◆ GIVEN EXERCISE
Set down all of the data that follows word for word, without the images.

◆ GIVEN INFORMATION

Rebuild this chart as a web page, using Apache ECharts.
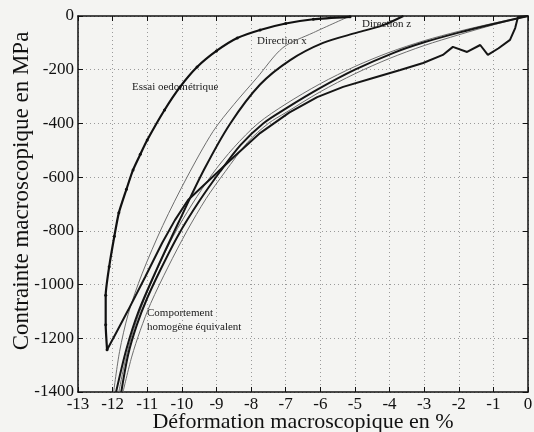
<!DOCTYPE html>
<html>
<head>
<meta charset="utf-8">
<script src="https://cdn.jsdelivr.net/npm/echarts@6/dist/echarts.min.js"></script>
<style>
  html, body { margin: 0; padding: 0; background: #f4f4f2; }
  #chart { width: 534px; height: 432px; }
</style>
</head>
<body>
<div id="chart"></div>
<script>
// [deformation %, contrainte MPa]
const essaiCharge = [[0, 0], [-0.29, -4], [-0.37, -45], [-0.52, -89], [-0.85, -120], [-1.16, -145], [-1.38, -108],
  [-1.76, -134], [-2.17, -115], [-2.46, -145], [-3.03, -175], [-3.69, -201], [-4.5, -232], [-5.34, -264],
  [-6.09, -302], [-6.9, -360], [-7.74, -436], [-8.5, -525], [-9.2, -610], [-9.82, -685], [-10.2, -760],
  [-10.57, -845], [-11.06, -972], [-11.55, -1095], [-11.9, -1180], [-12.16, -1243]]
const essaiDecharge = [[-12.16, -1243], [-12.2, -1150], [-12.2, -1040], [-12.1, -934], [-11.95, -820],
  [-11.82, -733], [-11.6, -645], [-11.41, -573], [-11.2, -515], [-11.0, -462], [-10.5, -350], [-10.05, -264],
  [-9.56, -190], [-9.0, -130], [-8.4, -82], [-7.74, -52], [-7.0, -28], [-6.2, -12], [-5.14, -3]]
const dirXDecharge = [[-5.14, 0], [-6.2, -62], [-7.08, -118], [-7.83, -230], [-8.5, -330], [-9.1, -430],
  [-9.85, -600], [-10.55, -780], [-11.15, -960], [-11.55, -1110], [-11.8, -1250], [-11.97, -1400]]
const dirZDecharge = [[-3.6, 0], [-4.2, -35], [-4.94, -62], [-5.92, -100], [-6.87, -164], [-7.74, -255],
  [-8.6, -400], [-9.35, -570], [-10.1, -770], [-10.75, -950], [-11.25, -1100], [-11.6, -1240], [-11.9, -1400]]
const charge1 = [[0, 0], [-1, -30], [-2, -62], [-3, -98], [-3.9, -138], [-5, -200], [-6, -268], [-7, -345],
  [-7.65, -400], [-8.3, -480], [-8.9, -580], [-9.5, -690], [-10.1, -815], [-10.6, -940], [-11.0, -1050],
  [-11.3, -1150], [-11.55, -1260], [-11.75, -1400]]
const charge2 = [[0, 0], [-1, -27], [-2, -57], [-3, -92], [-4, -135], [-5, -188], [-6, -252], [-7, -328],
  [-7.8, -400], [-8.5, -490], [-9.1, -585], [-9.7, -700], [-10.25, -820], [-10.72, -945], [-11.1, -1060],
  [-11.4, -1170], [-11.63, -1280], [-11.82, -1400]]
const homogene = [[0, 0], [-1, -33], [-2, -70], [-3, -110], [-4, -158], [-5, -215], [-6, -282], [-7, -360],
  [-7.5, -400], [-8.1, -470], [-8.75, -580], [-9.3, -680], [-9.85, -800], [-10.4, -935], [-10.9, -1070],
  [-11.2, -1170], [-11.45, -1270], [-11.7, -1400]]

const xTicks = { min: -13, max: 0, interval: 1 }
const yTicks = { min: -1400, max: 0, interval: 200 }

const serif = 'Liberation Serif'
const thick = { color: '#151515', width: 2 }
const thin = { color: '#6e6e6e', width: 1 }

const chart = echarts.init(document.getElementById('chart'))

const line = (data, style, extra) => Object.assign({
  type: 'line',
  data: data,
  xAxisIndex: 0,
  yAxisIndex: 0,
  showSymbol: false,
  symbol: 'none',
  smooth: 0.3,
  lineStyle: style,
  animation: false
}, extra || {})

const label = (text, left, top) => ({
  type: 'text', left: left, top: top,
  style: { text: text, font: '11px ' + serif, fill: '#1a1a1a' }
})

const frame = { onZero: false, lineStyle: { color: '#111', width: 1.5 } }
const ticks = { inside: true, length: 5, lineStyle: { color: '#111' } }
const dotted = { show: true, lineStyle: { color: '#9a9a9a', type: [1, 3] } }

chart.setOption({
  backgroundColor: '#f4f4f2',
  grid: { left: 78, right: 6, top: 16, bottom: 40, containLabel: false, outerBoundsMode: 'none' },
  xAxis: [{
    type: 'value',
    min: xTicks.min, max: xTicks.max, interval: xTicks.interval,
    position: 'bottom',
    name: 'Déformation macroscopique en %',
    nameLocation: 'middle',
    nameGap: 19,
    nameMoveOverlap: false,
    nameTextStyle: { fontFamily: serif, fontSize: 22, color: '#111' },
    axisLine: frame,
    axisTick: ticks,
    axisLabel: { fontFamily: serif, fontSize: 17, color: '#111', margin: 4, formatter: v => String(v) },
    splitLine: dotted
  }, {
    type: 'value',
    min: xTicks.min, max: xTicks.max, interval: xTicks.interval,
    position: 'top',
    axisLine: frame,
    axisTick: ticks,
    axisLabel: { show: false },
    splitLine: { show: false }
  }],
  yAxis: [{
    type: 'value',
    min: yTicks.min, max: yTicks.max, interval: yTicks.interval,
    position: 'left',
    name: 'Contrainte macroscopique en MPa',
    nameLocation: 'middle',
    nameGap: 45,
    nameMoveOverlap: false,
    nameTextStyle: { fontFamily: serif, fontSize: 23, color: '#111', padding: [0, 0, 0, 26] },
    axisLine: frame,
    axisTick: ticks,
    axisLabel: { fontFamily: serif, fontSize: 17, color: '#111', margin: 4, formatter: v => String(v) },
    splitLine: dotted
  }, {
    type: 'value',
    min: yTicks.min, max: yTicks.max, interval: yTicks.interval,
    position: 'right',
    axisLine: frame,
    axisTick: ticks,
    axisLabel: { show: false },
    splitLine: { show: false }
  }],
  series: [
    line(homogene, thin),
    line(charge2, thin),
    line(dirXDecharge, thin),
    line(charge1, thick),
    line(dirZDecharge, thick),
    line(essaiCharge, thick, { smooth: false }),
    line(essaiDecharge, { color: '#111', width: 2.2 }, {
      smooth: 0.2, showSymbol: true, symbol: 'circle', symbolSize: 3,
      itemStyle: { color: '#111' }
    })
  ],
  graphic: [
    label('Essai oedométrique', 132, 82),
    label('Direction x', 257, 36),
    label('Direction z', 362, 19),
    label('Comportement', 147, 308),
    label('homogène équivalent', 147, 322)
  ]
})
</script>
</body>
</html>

◆ SOLUTION FOR THIS PROBLEM
Rebuild this chart as a web page, using Apache ECharts.
<!DOCTYPE html>
<html>
<head>
<meta charset="utf-8">
<script src="https://cdn.jsdelivr.net/npm/echarts@6/dist/echarts.min.js"></script>
<style>
  html, body { margin: 0; padding: 0; background: #f4f4f2; }
  #chart { width: 534px; height: 432px; }
</style>
</head>
<body>
<div id="chart"></div>
<script>
// [deformation %, contrainte MPa]
const essaiCharge = [[0, 0], [-0.29, -4], [-0.37, -45], [-0.52, -89], [-0.85, -120], [-1.16, -145], [-1.38, -108],
  [-1.76, -134], [-2.17, -115], [-2.46, -145], [-3.03, -175], [-3.69, -201], [-4.5, -232], [-5.34, -264],
  [-6.09, -302], [-6.9, -360], [-7.74, -436], [-8.5, -525], [-9.2, -610], [-9.82, -685], [-10.2, -760],
  [-10.57, -845], [-11.06, -972], [-11.55, -1095], [-11.9, -1180], [-12.16, -1243]]
const essaiDecharge = [[-12.16, -1243], [-12.2, -1150], [-12.2, -1040], [-12.1, -934], [-11.95, -820],
  [-11.82, -733], [-11.6, -645], [-11.41, -573], [-11.2, -515], [-11.0, -462], [-10.5, -350], [-10.05, -264],
  [-9.56, -190], [-9.0, -130], [-8.4, -82], [-7.74, -52], [-7.0, -28], [-6.2, -12], [-5.14, -3]]
const dirXDecharge = [[-5.14, 0], [-6.2, -62], [-7.08, -118], [-7.83, -230], [-8.5, -330], [-9.1, -430],
  [-9.85, -600], [-10.55, -780], [-11.15, -960], [-11.55, -1110], [-11.8, -1250], [-11.97, -1400]]
const dirZDecharge = [[-3.6, 0], [-4.2, -35], [-4.94, -62], [-5.92, -100], [-6.87, -164], [-7.74, -255],
  [-8.6, -400], [-9.35, -570], [-10.1, -770], [-10.75, -950], [-11.25, -1100], [-11.6, -1240], [-11.9, -1400]]
const charge1 = [[0, 0], [-1, -30], [-2, -62], [-3, -98], [-3.9, -138], [-5, -200], [-6, -268], [-7, -345],
  [-7.65, -400], [-8.3, -480], [-8.9, -580], [-9.5, -690], [-10.1, -815], [-10.6, -940], [-11.0, -1050],
  [-11.3, -1150], [-11.55, -1260], [-11.75, -1400]]
const charge2 = [[0, 0], [-1, -27], [-2, -57], [-3, -92], [-4, -135], [-5, -188], [-6, -252], [-7, -328],
  [-7.8, -400], [-8.5, -490], [-9.1, -585], [-9.7, -700], [-10.25, -820], [-10.72, -945], [-11.1, -1060],
  [-11.4, -1170], [-11.63, -1280], [-11.82, -1400]]
const homogene = [[0, 0], [-1, -33], [-2, -70], [-3, -110], [-4, -158], [-5, -215], [-6, -282], [-7, -360],
  [-7.5, -400], [-8.1, -470], [-8.75, -580], [-9.3, -680], [-9.85, -800], [-10.4, -935], [-10.9, -1070],
  [-11.2, -1170], [-11.45, -1270], [-11.7, -1400]]

const xTicks = { min: -13, max: 0, interval: 1 }
const yTicks = { min: -1400, max: 0, interval: 200 }

const serif = 'Liberation Serif'
const thick = { color: '#151515', width: 2 }
const thin = { color: '#6e6e6e', width: 1 }

const chart = echarts.init(document.getElementById('chart'))

const line = (data, style, extra) => Object.assign({
  type: 'line',
  data: data,
  xAxisIndex: 0,
  yAxisIndex: 0,
  showSymbol: false,
  symbol: 'none',
  smooth: 0.3,
  lineStyle: style,
  animation: false
}, extra || {})

const label = (text, left, top) => ({
  type: 'text', left: left, top: top,
  style: { text: text, font: '11px ' + serif, fill: '#1a1a1a' }
})

const frame = { onZero: false, lineStyle: { color: '#111', width: 1.5 } }
const ticks = { inside: true, length: 5, lineStyle: { color: '#111' } }
const dotted = { show: true, lineStyle: { color: '#9a9a9a', type: [1, 3] } }

chart.setOption({
  backgroundColor: '#f4f4f2',
  grid: { left: 78, right: 6, top: 16, bottom: 40, containLabel: false, outerBoundsMode: 'none' },
  xAxis: [{
    type: 'value',
    min: xTicks.min, max: xTicks.max, interval: xTicks.interval,
    position: 'bottom',
    name: 'Déformation macroscopique en %',
    nameLocation: 'middle',
    nameGap: 19,
    nameMoveOverlap: false,
    nameTextStyle: { fontFamily: serif, fontSize: 22, color: '#111' },
    axisLine: frame,
    axisTick: ticks,
    axisLabel: { fontFamily: serif, fontSize: 17, color: '#111', margin: 4, formatter: v => String(v) },
    splitLine: dotted
  }, {
    type: 'value',
    min: xTicks.min, max: xTicks.max, interval: xTicks.interval,
    position: 'top',
    axisLine: frame,
    axisTick: ticks,
    axisLabel: { show: false },
    splitLine: { show: false }
  }],
  yAxis: [{
    type: 'value',
    min: yTicks.min, max: yTicks.max, interval: yTicks.interval,
    position: 'left',
    name: 'Contrainte macroscopique en MPa',
    nameLocation: 'middle',
    nameGap: 45,
    nameMoveOverlap: false,
    nameTextStyle: { fontFamily: serif, fontSize: 23, color: '#111', padding: [0, 0, 0, 26] },
    axisLine: frame,
    axisTick: ticks,
    axisLabel: { fontFamily: serif, fontSize: 17, color: '#111', margin: 4, formatter: v => String(v) },
    splitLine: dotted
  }, {
    type: 'value',
    min: yTicks.min, max: yTicks.max, interval: yTicks.interval,
    position: 'right',
    axisLine: frame,
    axisTick: ticks,
    axisLabel: { show: false },
    splitLine: { show: false }
  }],
  series: [
    line(homogene, thin),
    line(charge2, thin),
    line(dirXDecharge, thin),
    line(charge1, thick),
    line(dirZDecharge, thick),
    line(essaiCharge, thick, { smooth: false }),
    line(essaiDecharge, { color: '#111', width: 2.2 }, {
      smooth: 0.2, showSymbol: true, symbol: 'circle', symbolSize: 3,
      itemStyle: { color: '#111' }
    })
  ],
  graphic: [
    label('Essai oedométrique', 132, 82),
    label('Direction x', 257, 36),
    label('Direction z', 362, 19),
    label('Comportement', 147, 308),
    label('homogène équivalent', 147, 322)
  ]
})
</script>
</body>
</html>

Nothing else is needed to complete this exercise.